How SAPI interacts with installed Text-to-Speech engines.

Implementing SAPI Text-to-Speech in C#

Working with SAPI in C# is straightforward, primarily using the System.Speech.Synthesis namespace. This namespace provides classes like SpeechSynthesizer to manage voice selection, speech rate, volume, and the actual synthesis process. The following code demonstrates how to list available voices and then use a selected voice to speak a phrase.

using System;
using System.Speech.Synthesis;

public class SapiTTS
{
    public static void Main(string[] args)
    {
        using (SpeechSynthesizer synth = new SpeechSynthesizer())
        {
            // Configure the audio output
            synth.SetOutputToDefaultAudioDevice();

            Console.WriteLine("Available Voices:");
            foreach (InstalledVoice voice in synth.GetInstalledVoices())
            {
                VoiceInfo info = voice.VoiceInfo;
                Console.WriteLine($"  Name: {info.Name}, Gender: {info.Gender}, Age: {info.Age}, Culture: {info.Culture}");
            }

            // Select a specific voice (e.g., 'Microsoft Zira Desktop')
            // You might need to adjust this based on installed voices on your system
            try
            {
                synth.SelectVoice("Microsoft Zira Desktop"); 
                Console.WriteLine("\nSpeaking with Microsoft Zira Desktop:");
                synth.Speak("Hello, this is a demonstration of modern SAPI voices.");
            }
            catch (ArgumentException)
            {
                Console.WriteLine("\nMicrosoft Zira Desktop voice not found. Using default voice.");
                synth.Speak("Hello, this is a demonstration using the default SAPI voice.");
            }

            Console.WriteLine("\nPress any key to exit.");
            Console.ReadKey();
        }
    }
}

C# code to list SAPI voices and perform text-to-speech.

Advanced Alternatives: Cloud-Based TTS Services

While SAPI offers good local TTS capabilities, for the highest quality, most natural-sounding voices, and a wider range of languages and customization options, cloud-based TTS services are often the superior choice. Services like Google Cloud Text-to-Speech, Amazon Polly, and Microsoft Azure Cognitive Services provide advanced neural voices that are virtually indistinguishable from human speech.
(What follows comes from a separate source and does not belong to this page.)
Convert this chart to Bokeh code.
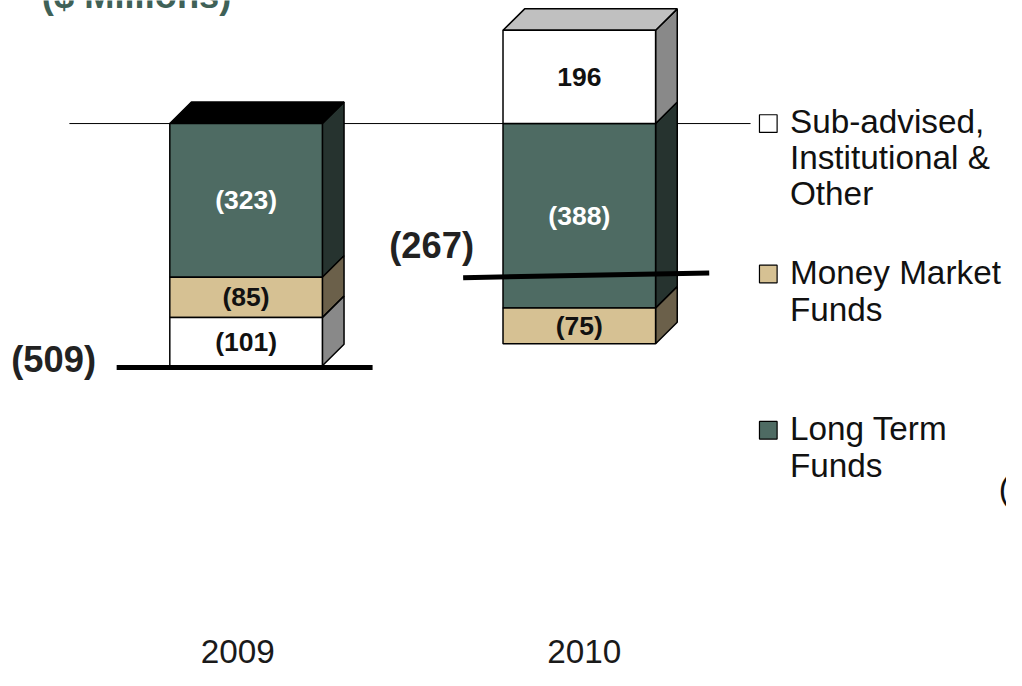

These services typically involve making API calls to their respective platforms, which then return synthesized audio.

sequenceDiagram
    participant App as C# Application
    participant CloudTTS as Cloud TTS Service (e.g., Azure, AWS, Google)
    App->>CloudTTS: Send Text for Synthesis
    CloudTTS-->>App: Return Synthesized Audio (MP3/WAV)
    App->>App: Play Audio

Sequence diagram for cloud-based Text-to-Speech.

Example: Using Azure Cognitive Services for TTS

Microsoft Azure Cognitive Services offers a robust Text-to-Speech API with a vast selection of neural voices. To use it, you'll need an Azure subscription, a Cognitive Services resource, and an API key. The process generally involves installing the Azure SDK for C# and then making a call to the service.

using System;
using System.Threading.Tasks;
using Microsoft.CognitiveServices.Speech;
using Microsoft.CognitiveServices.Speech.Audio;

public class AzureTTS
{
    public static async Task Main(string[] args)
    {
        // Replace with your actual subscription key and region
        string speechKey = "YOUR_SPEECH_KEY";
        string speechRegion = "YOUR_SPEECH_REGION"; 

        if (speechKey == "YOUR_SPEECH_KEY" || speechRegion == "YOUR_SPEECH_REGION")
        {
            Console.WriteLine("Please set your Azure Speech subscription key and region in the code.");
            Console.WriteLine("You can get a free trial key from: https://azure.microsoft.com/en-us/services/cognitive-services/speech-services/");
            return;
        }

        var speechConfig = SpeechConfig.FromSubscription(speechKey, speechRegion);

        // Select a neural voice (e.g., 'en-US-JennyNeural')
        speechConfig.SpeechSynthesisVoiceName = "en-US-JennyNeural"; 

        using (var synthesizer = new SpeechSynthesizer(speechConfig, AudioConfig.FromDefaultSpeakerOutput()))
        {
            Console.WriteLine($"Speaking with Azure Neural Voice: {speechConfig.SpeechSynthesisVoiceName}");
            Console.WriteLine("Enter text to speak, or 'exit' to quit:");

            while (true)
            {
                Console.Write("> ");
                string text = Console.ReadLine();

                if (text.ToLower() == "exit")
                {
                    break;
                }

                if (!string.IsNullOrWhiteSpace(text))
                {
                    var result = await synthesizer.SpeakTextAsync(text);

                    if (result.Reason == ResultReason.SynthesizingAudioCompleted)
                    {
                        Console.WriteLine($"Speech synthesized for text: \"{text}\"");
                    }
                    else if (result.Reason == ResultReason.Canceled)
                    {
                        var cancellation = SpeechSynthesisCancellationDetails.FromResult(result);
                        Console.WriteLine($"CANCELED: Reason={cancellation.Reason}");
                        if (cancellation.Reason == CancellationReason.Error)
                        {
                            Console.WriteLine($"CANCELED: ErrorCode={cancellation.ErrorCode}");
                            Console.WriteLine($"CANCELED: ErrorDetails={cancellation.ErrorDetails}");
                            Console.WriteLine($"CANCELED: Did you set the speech key and region?");
                        }
                    }
                }
            }
        }
        Console.WriteLine("Exiting application.");
    }
}

C# code demonstrating text-to-speech using Azure Cognitive Services.

Choosing between local SAPI voices and cloud-based services depends on your application's requirements. For simple, offline applications, SAPI is a perfectly viable and free solution. For applications requiring the highest fidelity, a wide range of languages, or dynamic voice customization, cloud services offer unparalleled quality and flexibility.